Studying Multi-scale, Multi-phase Phenomena in Complex Fluids Across Four Countries – Dr. Masahiro Kawaji

by Amanda Salazar

Mechanical Engineering professor Dr. Masahiro Kawaji serves as the principal investigator of the Partnerships for International Research and Education (PIRE Project) at City College, which studies Multi-Scale, Multi-Phase Phenomena in Complex Fluids. The project is funded by the National Science Foundation.

PIRE started in October 2017 and was set to end in September 2022. An extension was granted a one-year extension until September 2023. The collaboration extends from the City College to institutions in Germany, Norway, and France.

PIRE is comprised of four research thrusts: thrust one focuses on asphaltene adsorption, aggregation, and interfacial effects; thrust two focuses on the formation and control of gas hydrate slurries; thrust three focuses on drilling fluids and mechanisms of particle sedimentation; and thrust four focuses on phase-change-material nanoemulsions for energy transport and storage.

Multi-scale refers to the fact that the research looks at macro-scale, micro-scale, and molecular-scale phenomena. Multi-phase refers to the mix of states that the complex fluids are in, either as a gas, liquid, or solid. Complex fluids are a mixture of pure fluids, like water and oil, and they behave very differently from pure or simple fluids.

The goal of the $5.2 million project, as explained by Dr. Kawaji, is to both accelerate research, training, and education in multi-phase fluid engineering but also to be able to improve industrial systems on a global scale.

“An important societal outcome of this project is that it would advance and transform key engineering technologies which are of high relevance in the energy industries and an important factor in environmental sustainability,” Dr. Kawaji said.

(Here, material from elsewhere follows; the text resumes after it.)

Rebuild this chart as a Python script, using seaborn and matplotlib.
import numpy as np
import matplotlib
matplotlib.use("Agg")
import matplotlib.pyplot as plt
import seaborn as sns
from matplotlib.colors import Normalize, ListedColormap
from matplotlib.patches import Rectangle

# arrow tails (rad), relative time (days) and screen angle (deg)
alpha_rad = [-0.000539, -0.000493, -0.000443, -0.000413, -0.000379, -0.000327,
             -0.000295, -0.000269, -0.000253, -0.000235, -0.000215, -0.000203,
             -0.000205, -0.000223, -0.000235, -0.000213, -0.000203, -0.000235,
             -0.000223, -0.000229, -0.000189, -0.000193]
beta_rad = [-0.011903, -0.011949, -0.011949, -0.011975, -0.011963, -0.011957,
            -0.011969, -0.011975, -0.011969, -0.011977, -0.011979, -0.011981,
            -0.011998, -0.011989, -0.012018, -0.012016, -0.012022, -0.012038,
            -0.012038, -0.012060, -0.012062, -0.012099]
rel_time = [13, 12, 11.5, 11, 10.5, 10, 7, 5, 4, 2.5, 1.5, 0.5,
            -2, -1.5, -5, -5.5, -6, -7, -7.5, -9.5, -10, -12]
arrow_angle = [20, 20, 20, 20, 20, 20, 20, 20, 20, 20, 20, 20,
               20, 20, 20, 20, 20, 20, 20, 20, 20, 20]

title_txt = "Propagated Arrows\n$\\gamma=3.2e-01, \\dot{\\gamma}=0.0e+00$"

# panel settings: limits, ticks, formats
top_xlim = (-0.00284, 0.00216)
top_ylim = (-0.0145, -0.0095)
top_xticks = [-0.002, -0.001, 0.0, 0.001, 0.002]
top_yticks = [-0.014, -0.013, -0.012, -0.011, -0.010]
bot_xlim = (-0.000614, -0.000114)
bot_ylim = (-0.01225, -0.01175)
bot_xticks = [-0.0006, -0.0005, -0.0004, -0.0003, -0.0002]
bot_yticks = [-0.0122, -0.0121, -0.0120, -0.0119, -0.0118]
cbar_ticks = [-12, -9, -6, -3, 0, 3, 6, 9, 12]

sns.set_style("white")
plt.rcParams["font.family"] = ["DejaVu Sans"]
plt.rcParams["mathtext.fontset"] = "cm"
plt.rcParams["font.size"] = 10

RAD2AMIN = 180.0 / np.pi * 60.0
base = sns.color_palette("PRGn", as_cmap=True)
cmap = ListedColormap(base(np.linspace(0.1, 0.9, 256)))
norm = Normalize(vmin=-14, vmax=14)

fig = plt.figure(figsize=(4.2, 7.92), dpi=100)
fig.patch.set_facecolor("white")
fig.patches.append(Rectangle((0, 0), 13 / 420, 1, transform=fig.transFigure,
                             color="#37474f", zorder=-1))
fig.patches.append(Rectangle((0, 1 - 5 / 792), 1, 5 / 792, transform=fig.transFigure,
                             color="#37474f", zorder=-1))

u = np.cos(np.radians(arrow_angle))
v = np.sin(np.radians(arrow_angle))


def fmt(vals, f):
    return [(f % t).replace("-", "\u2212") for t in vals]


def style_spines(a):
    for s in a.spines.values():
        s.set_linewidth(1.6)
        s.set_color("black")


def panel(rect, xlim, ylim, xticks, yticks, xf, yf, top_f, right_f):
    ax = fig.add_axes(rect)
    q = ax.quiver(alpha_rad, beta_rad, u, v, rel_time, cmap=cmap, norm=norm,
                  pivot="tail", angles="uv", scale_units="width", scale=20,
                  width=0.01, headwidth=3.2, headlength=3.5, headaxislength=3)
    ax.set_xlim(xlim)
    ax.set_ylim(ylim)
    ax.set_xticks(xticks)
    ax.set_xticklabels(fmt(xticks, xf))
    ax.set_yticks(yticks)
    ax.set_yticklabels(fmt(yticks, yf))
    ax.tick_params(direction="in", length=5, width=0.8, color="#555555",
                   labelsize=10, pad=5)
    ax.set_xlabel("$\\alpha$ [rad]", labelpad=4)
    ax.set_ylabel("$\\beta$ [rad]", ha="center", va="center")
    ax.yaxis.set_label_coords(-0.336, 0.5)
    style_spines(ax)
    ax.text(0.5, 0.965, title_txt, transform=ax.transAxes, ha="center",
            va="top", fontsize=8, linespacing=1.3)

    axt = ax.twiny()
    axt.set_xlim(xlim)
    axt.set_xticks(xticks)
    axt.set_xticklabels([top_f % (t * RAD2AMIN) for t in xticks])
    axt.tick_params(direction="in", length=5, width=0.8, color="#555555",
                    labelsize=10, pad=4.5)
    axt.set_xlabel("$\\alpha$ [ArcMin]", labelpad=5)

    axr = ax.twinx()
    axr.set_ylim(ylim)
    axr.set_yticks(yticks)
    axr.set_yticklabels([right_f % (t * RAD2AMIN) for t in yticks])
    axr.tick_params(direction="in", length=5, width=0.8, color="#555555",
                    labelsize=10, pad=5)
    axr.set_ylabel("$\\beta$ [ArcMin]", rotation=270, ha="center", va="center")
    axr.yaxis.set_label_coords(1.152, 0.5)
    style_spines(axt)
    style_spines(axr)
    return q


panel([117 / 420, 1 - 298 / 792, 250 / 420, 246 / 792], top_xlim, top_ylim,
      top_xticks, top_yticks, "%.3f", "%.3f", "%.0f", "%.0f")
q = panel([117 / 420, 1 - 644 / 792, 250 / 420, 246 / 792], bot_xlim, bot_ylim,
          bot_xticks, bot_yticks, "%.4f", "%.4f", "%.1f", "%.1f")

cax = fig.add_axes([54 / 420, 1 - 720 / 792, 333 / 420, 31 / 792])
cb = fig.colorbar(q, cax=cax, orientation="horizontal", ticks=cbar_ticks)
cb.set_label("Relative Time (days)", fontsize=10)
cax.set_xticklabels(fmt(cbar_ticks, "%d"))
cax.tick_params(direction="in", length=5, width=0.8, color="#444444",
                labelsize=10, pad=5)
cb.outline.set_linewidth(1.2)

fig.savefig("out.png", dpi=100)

PIRE works on the engineering side of energy systems to figure out how to help them work better and become more environmentally sustainable.

Dr. Kawaji explained that the project’s research can help with the production and processing of oil and gas, energy conversion and storage, refrigeration, and heating and cooling. One example of this is finding a way to store extra energy in a mixture of paraffin and water that could then be used to heat or cool buildings, rather than wasting that extra energy.

To realize the goals, the project depends on the collaboration of 21 researchers from the three European countries. While the National Science Foundation funds the City College work, the Norwegian Foundation for Scientific & Industrial Research funds the work at the Norwegian University of Science and Technology, and the University of Oslo. In France, the collaborators are coming from the National Polytechnic Institute of Toulouse, the National Research Institute of Science & Technology for Environment & Agriculture, École Nationale Supérieure de Techniques Avancées, and the Laboratoire de Chimie et Physique Quantiques. Researchers from Germany are based in the Karlsruhe Institute of Technology, the University of Hamburg, Ruhr-Universität Bochum, Fraunhofer, and the Leibniz Institut für Polymerforschung Dresden.

Dr. Kawaji stressed how important it has been to the PIRE project to be working with these international collaborators. At first, he explained, they had to find people who were interested in the same thing as his team, but who have slightly different specialties, so they were not all studying exactly the same thing.

“As I mentioned, we share a common interest, but we are complimentary in it because we have our own expertise and they have their own expertise,” he said. “If they’re redundant, there really isn’t much that we can do, but if [our expertise] are complimentary — so, what they are good at really helps us with our research, and we could also, with our expertise, we can help their research — that’s a win, win situation. And that’s what we have.”